Arbitrary-Scale Image Generation and Upsampling using Latent Diffusion Model and Implicit Neural Decoder

Super-resolution (SR) and image generation are important tasks in computer vision and are widely adopted in real-world applications. Most existing methods, however, generate images only at fixed-scale magnification and suffer from over-smoothing and artifacts. Additionally, they do not offer enough diversity of output images nor image consistency at different scales. Most relevant work applied Implicit Neural Representation (INR) to the denoising diffusion model to obtain continuous-resolution yet diverse and high-quality SR results. Since this model operates in the image space, the larger the resolution of image is produced, the more memory and inference time is required, and it also does not maintain scale-specific consistency. We propose a novel pipeline that can super-resolve an input image or generate from a random noise a novel image at arbitrary scales. The method consists of a pretrained auto-encoder, a latent diffusion model, and an implicit neural decoder, and their learning strategies. The proposed method adopts diffusion processes in a latent space, thus efficient, yet aligned with output image space decoded by MLPs at arbitrary scales. More specifically, our arbitrary-scale decoder is designed by the symmetric decoder w/o up-scaling from the pretrained auto-encoder, and Local Implicit Image Function (LIIF) in series. The latent diffusion process is learnt by the denoising and the alignment losses jointly. Errors in output images are backpropagated via the fixed decoder, improving the quality of output images. In the extensive experiments using multiple public benchmarks on the two tasks i.e. image super-resolution and novel image generation at arbitrary scales, the proposed method outperforms relevant methods in metrics of image quality, diversity and scale consistency. It is significantly better than the relevant prior-art in the inference speed and memory usage.

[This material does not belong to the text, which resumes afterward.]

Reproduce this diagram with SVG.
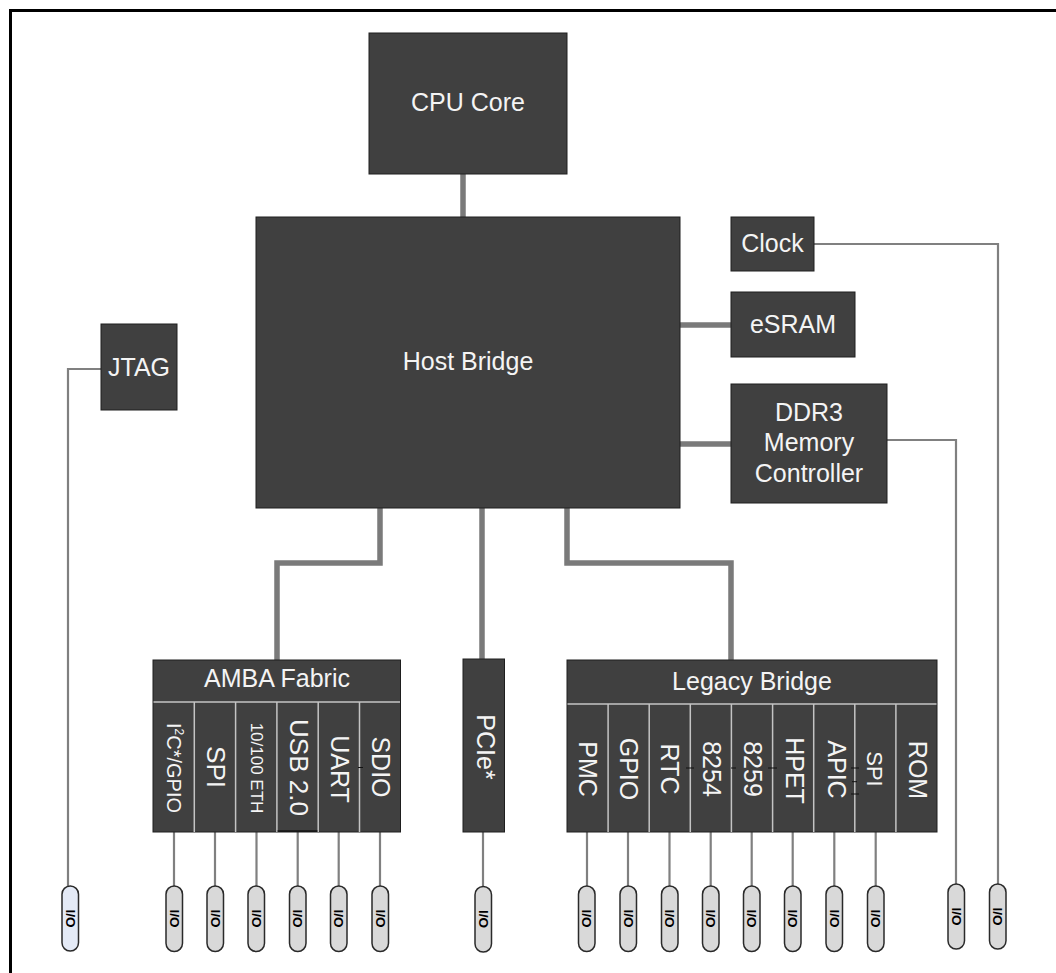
<svg xmlns="http://www.w3.org/2000/svg" width="1056" height="973" viewBox="0 0 1056 973">
<style>
.box{fill:#404040;stroke:#1e1e1e;stroke-width:1}
.t{font-family:"Liberation Sans",Arial,sans-serif;font-size:25px;fill:#f4f4f4;text-anchor:middle}
.sep{stroke:#c4c4c4;stroke-width:1.5;fill:none}
.bus{stroke:#7a7a7a;stroke-width:5.5;stroke-linecap:round;stroke-linejoin:miter;fill:none}
.wire{stroke:#808080;stroke-width:2.2;fill:none}
.pill{fill:#d9d9d9;stroke:#2a2a2a;stroke-width:1.5}
.pt{font-family:"Liberation Sans",Arial,sans-serif;font-size:13.5px;font-weight:bold;fill:#000;text-anchor:middle}
.tick{stroke:#111;stroke-width:1}
</style>
<rect width="1056" height="973" fill="#fff"/>
<path d="M10.5,973 V10.5 H1056" fill="none" stroke="#000" stroke-width="3"/>

<g id="connectors">
  <path class="bus" d="M463,174 V217"/>
  <path class="bus" d="M680,325 H731"/>
  <path class="bus" d="M680,444 H731"/>
  <path class="bus" d="M380,508 V563 H277 V660"/>
  <path class="bus" d="M482,508 V660"/>
  <path class="bus" d="M567,508 V563 H731 V660"/>
  <path class="wire" d="M814,244 H998 V884"/>
  <path class="wire" d="M887,440 H956 V884"/>
  <path class="wire" d="M101,369 H68 V886"/>
  <path class="wire" d="M483,832 V887"/>
  <path class="wire" d="M174,832 V886 M215,832 V886 M256.5,832 V886 M297.7,832 V886 M338.7,832 V886 M380,832 V886"/>
  <path class="wire" d="M587,832 V886 M628,832 V886 M669.5,832 V886 M710.7,832 V886 M751.7,832 V886 M792.7,832 V886 M834.3,832 V886 M875.7,832 V886"/>
</g>

<g id="cpu-core"><rect class="box" x="369" y="33" width="198" height="141"/><text class="t" x="468" y="111">CPU Core</text></g>
<g id="host-bridge"><rect class="box" x="256" y="217" width="424" height="291"/><text class="t" x="468" y="370">Host Bridge</text></g>
<g id="clock"><rect class="box" x="731" y="217" width="83" height="54"/><text class="t" x="772.5" y="252">Clock</text></g>
<g id="esram"><rect class="box" x="731" y="292" width="124" height="65"/><text class="t" x="793" y="333">eSRAM</text></g>
<g id="ddr3"><rect class="box" x="731" y="384" width="156" height="119"/><text class="t" x="809" y="421">DDR3</text><text class="t" x="809" y="451">Memory</text><text class="t" x="809" y="482">Controller</text></g>
<g id="jtag"><rect class="box" x="101" y="324" width="76" height="86"/><text class="t" x="139" y="376">JTAG</text></g>

<g id="amba-fabric">
  <rect class="box" x="153" y="660" width="247.5" height="172"/>
  <path class="sep" d="M153.5,702 H400 M194.3,702 V832 M235.6,702 V832 M276.9,702 V832 M318.2,702 V832 M359.5,702 V832"/>
  <path d="M277.5,831 H317.5" stroke="#000" stroke-width="1.2"/>
  <path class="tick" d="M358,767.5 H363"/>
  <text class="t" x="277" y="687">AMBA Fabric</text>
  <text class="t" style="font-size:20px" transform="translate(166.5,768) rotate(90)">I<tspan style="font-size:12px" dy="-8">2</tspan><tspan dy="8">C*/GPIO</tspan></text>
  <text class="t" style="font-size:26px" transform="translate(207.4,767) rotate(90)">SPI</text>
  <text class="t" style="font-size:17px" transform="translate(250.6,768) rotate(90)">10/100 ETH</text>
  <text class="t" style="font-size:26px" transform="translate(289.5,767.5) rotate(90)">USB 2.0</text>
  <text class="t" transform="translate(331.4,769) rotate(90)">UART</text>
  <text class="t" transform="translate(371.8,767) rotate(90)">SDIO</text>
</g>

<g id="pcie"><rect class="box" x="463" y="659" width="41.5" height="173"/><text class="t" transform="translate(476.5,747) rotate(90)">PCIe*</text></g>

<g id="legacy-bridge">
  <rect class="box" x="567" y="660" width="370" height="172"/>
  <path class="sep" d="M567.5,704 H936.5 M608.1,704 V832 M649.2,704 V832 M690.3,704 V832 M731.4,704 V832 M772.6,704 V832 M813.7,704 V832 M854.8,704 V832 M895.9,704 V832"/>
  <path class="tick" d="M686,768 H694 M731,768 H736 M768,768 H777 M851,768 H859 M852,781.7 H857 M851,794 H859"/>
  <text class="t" x="752" y="690">Legacy Bridge</text>
  <text class="t" transform="translate(579.2,769) rotate(90)">PMC</text>
  <text class="t" transform="translate(619.5,769) rotate(90)">GPIO</text>
  <text class="t" transform="translate(660.9,769) rotate(90)">RTC</text>
  <text class="t" transform="translate(703.2,769) rotate(90)">8254</text>
  <text class="t" transform="translate(744.2,769) rotate(90)">8259</text>
  <text class="t" transform="translate(786.2,770.5) rotate(90)">HPET</text>
  <text class="t" transform="translate(827.5,769.5) rotate(90)">APIC</text>
  <text class="t" style="font-size:22px" transform="translate(866.5,769) rotate(90)">SPI</text>
  <text class="t" transform="translate(909.2,770) rotate(90)">ROM</text>
</g>

<g id="io-pins">
  <rect x="62" y="886" width="16.5" height="65" rx="8.2" fill="#e4eaf6" stroke="#2a2a2a" stroke-width="1.5"/>
  <text class="pt" transform="translate(65.5,918.5) rotate(90)">I/O</text>
  <rect class="pill" x="166" y="886" width="16.5" height="65.5" rx="8.2"/><text class="pt" transform="translate(169.5,918.5) rotate(90)">I/O</text>
  <rect class="pill" x="207" y="886" width="16.5" height="65.5" rx="8.2"/><text class="pt" transform="translate(210.5,918.5) rotate(90)">I/O</text>
  <rect class="pill" x="248" y="886" width="16.5" height="65.5" rx="8.2"/><text class="pt" transform="translate(251.5,918.5) rotate(90)">I/O</text>
  <rect class="pill" x="289.5" y="886" width="16.5" height="65.5" rx="8.2"/><text class="pt" transform="translate(293,918.5) rotate(90)">I/O</text>
  <rect class="pill" x="330.5" y="886" width="16.5" height="65.5" rx="8.2"/><text class="pt" transform="translate(334,918.5) rotate(90)">I/O</text>
  <rect class="pill" x="372" y="886" width="16.5" height="65.5" rx="8.2"/><text class="pt" transform="translate(375.5,918.5) rotate(90)">I/O</text>
  <rect class="pill" x="475" y="886.5" width="16.5" height="65.5" rx="8.2"/><text class="pt" transform="translate(478.5,919) rotate(90)">I/O</text>
  <rect class="pill" x="578.5" y="886" width="16.5" height="65.5" rx="8.2"/><text class="pt" transform="translate(582,918.5) rotate(90)">I/O</text>
  <rect class="pill" x="620" y="886" width="16.5" height="65.5" rx="8.2"/><text class="pt" transform="translate(623.5,918.5) rotate(90)">I/O</text>
  <rect class="pill" x="661.5" y="886" width="16.5" height="65.5" rx="8.2"/><text class="pt" transform="translate(665,918.5) rotate(90)">I/O</text>
  <rect class="pill" x="702.5" y="886" width="16.5" height="65.5" rx="8.2"/><text class="pt" transform="translate(706,918.5) rotate(90)">I/O</text>
  <rect class="pill" x="743.5" y="886" width="16.5" height="65.5" rx="8.2"/><text class="pt" transform="translate(747,918.5) rotate(90)">I/O</text>
  <rect class="pill" x="784.5" y="886" width="16.5" height="65.5" rx="8.2"/><text class="pt" transform="translate(788,918.5) rotate(90)">I/O</text>
  <rect class="pill" x="826" y="886" width="16.5" height="65.5" rx="8.2"/><text class="pt" transform="translate(829.5,918.5) rotate(90)">I/O</text>
  <rect class="pill" x="867.5" y="886" width="16.5" height="65.5" rx="8.2"/><text class="pt" transform="translate(871,918.5) rotate(90)">I/O</text>
  <rect class="pill" x="948" y="884" width="16.5" height="65" rx="8.2"/><text class="pt" transform="translate(951.5,916.5) rotate(90)">I/O</text>
  <rect class="pill" x="989.5" y="884" width="16.5" height="65" rx="8.2"/><text class="pt" transform="translate(993,916.5) rotate(90)">I/O</text>
</g>
</svg>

翻译：超分辨率（SR）与图像生成是计算机视觉领域的重要任务，在现实应用中广泛采用。然而，现有方法大多仅能生成固定倍率放大图像，存在过度平滑和伪影问题；此外，它们在输出多样性及不同尺度下的图像一致性方面表现不足。相关研究将隐式神经表示（INR）引入去噪扩散模型，以实现连续分辨率、多样且高质量的SR结果。由于该模型在图像空间运行，生成图像的解析度越大，所需内存和推理时间越多，且无法保持尺度特异性的一致性。我们提出一种新型流水线，既可对输入图像进行超分辨率处理，也能从随机噪声生成任意尺度的新图像。该方法包含预训练自编码器、潜在扩散模型、隐式神经解码器及其学习策略。所提方法在潜在空间中执行扩散过程，因此效率高，同时通过多层感知机（MLPs）在任意尺度解码输出图像空间，保持两者对齐。具体而言，我们的任意尺度解码器由预训练自编码器的对称解码器（无上采样模块）与局部隐式图像函数（LIIF）串联构成。潜在扩散过程通过联合优化去噪损失和对齐损失进行学习，输出图像误差通过固定解码器反向传播，从而提升输出质量。在图像超分辨率与任意尺度新图像生成两个任务的多个公开基准测试中，本方法在图像质量、多样性和尺度一致性指标上均优于相关方法，且在推理速度和内存使用方面显著优于现有前沿技术。